TASK TO CARRY OUT>
Pick out each line below containing "chart".

SUPPLIED INFORMATION>
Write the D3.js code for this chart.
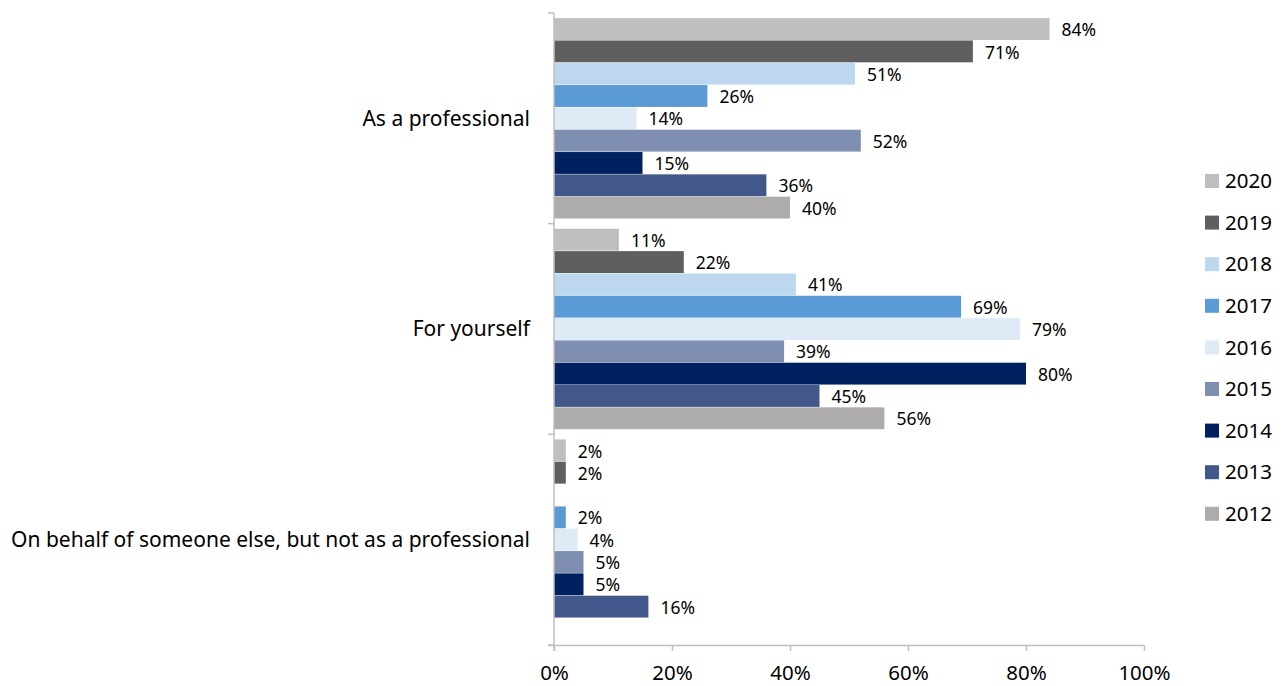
<!DOCTYPE html>
<html>
<head>
<meta charset="utf-8">
<script src="https://cdn.jsdelivr.net/npm/d3@7"></script>
<style>
  html, body { margin: 0; padding: 0; background: #fff; }
  svg { display: block; font-family: "Noto Sans", "Open Sans", sans-serif; }
</style>
</head>
<body>
<svg id="chart" width="1285" height="686"></svg>
<script>
// Categories (top to bottom) and series (years, drawn top to bottom inside each group)
const categories = ["As a professional", "For yourself", "On behalf of someone else, but not as a professional"];
const years = ["2020", "2019", "2018", "2017", "2016", "2015", "2014", "2013", "2012"];
const colors = ["#bfbfbf", "#5f5f5f", "#bdd7ee", "#5b9bd5", "#deebf7", "#7f8fb1", "#002060", "#42578a", "#aeabab"];

// Share (%) per year for each category; null = no response recorded
const asProfessional = [84, 71, 51, 26, 14, 52, 15, 36, 40];
const forYourself   = [11, 22, 41, 69, 79, 39, 80, 45, 56];
const onBehalf      = [2, 2, null, 2, 4, 5, 5, 16, null];
const seriesValues = [asProfessional, forYourself, onBehalf];

const xTicks = [0, 20, 40, 60, 80, 100];

const svg = d3.select("#chart");
const margin = { left: 554, top: 13, right: 141, bottom: 41 };
const width = 1285 - margin.left - margin.right;
const height = 686 - margin.top - margin.bottom;

const g = svg.append("g").attr("transform", `translate(${margin.left},${margin.top})`);

const x = d3.scaleLinear().domain([0, 100]).range([0, width]);
const y0 = d3.scaleBand().domain(categories).range([0, height]).padding(0);
const y1 = d3.scaleBand().domain(years).range([0, y0.bandwidth()])
  .paddingInner(0.02).paddingOuter(0.23);
const color = d3.scaleOrdinal().domain(years).range(colors);

const axisColor = "#bfbfbf";

// Bars and value labels
const groups = g.selectAll("g.cat")
  .data(categories.map((c, i) => ({ cat: c, values: seriesValues[i] })))
  .join("g")
  .attr("class", "cat")
  .attr("transform", d => `translate(0,${y0(d.cat)})`);

const cells = groups.selectAll("g.bar")
  .data(d => years.map((yr, j) => ({ year: yr, value: d.values[j] })).filter(d => d.value != null))
  .join("g").attr("class", "bar");

cells.append("rect")
  .attr("x", 0)
  .attr("y", d => y1(d.year))
  .attr("width", d => x(d.value))
  .attr("height", y1.bandwidth())
  .attr("fill", d => color(d.year));

cells.append("text")
  .attr("x", d => x(d.value) + 12)
  .attr("y", d => y1(d.year) + y1.bandwidth() / 2 + 1)
  .attr("dy", "0.35em")
  .attr("font-size", 17.5)
  .attr("fill", "#000")
  .text(d => d.value + "%");

// X axis
const xAxis = g.append("g")
  .attr("transform", `translate(0,${height})`)
  .call(d3.axisBottom(x).tickValues(xTicks).tickFormat(d => d + "%").tickSizeInner(6).tickSizeOuter(0).tickPadding(14));
xAxis.select(".domain").attr("stroke", axisColor).attr("stroke-width", 1.5)
  .attr("d", `M-6,0.5H${width}`);
xAxis.selectAll(".tick line").attr("stroke", axisColor).attr("stroke-width", 1.5);
xAxis.selectAll(".tick text").attr("font-size", 20.5).attr("fill", "#000")
  .style("font-family", "'Noto Sans', 'Open Sans', sans-serif");

// Y axis: boundaries between categories carry the ticks
const yAxis = g.append("g");
yAxis.append("line")
  .attr("x1", 0).attr("x2", 0).attr("y1", 0).attr("y2", height + 6)
  .attr("stroke", axisColor).attr("stroke-width", 1.5);
const boundaries = categories.map(c => y0(c)).concat([height]);
yAxis.selectAll("line.tick")
  .data(boundaries)
  .join("line").attr("class", "tick")
  .attr("x1", -6).attr("x2", 0)
  .attr("y1", d => d).attr("y2", d => d)
  .attr("stroke", axisColor).attr("stroke-width", 1.5);
yAxis.selectAll("text")
  .data(categories)
  .join("text")
  .attr("x", -24)
  .attr("y", d => y0(d) + y0.bandwidth() / 2)
  .attr("dy", "0.35em")
  .attr("text-anchor", "end")
  .attr("font-size", 21)
  .attr("fill", "#000")
  .text(d => d);

// Legend
const legend = svg.append("g").attr("transform", "translate(1205,181)");
const item = legend.selectAll("g")
  .data(years)
  .join("g")
  .attr("transform", (d, i) => `translate(0,${i * 41.6})`);
item.append("rect")
  .attr("x", 0).attr("y", -7).attr("width", 14).attr("height", 14)
  .attr("fill", d => color(d));
item.append("text")
  .attr("x", 20).attr("y", 0).attr("dy", "0.35em")
  .attr("font-size", 20.5).attr("fill", "#000")
  .text(d => d);
</script>
</body>
</html>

FULL OUTPUT>
Write the D3.js code for this chart.
<svg id="chart" width="1285" height="686"></svg>
const svg = d3.select("#chart");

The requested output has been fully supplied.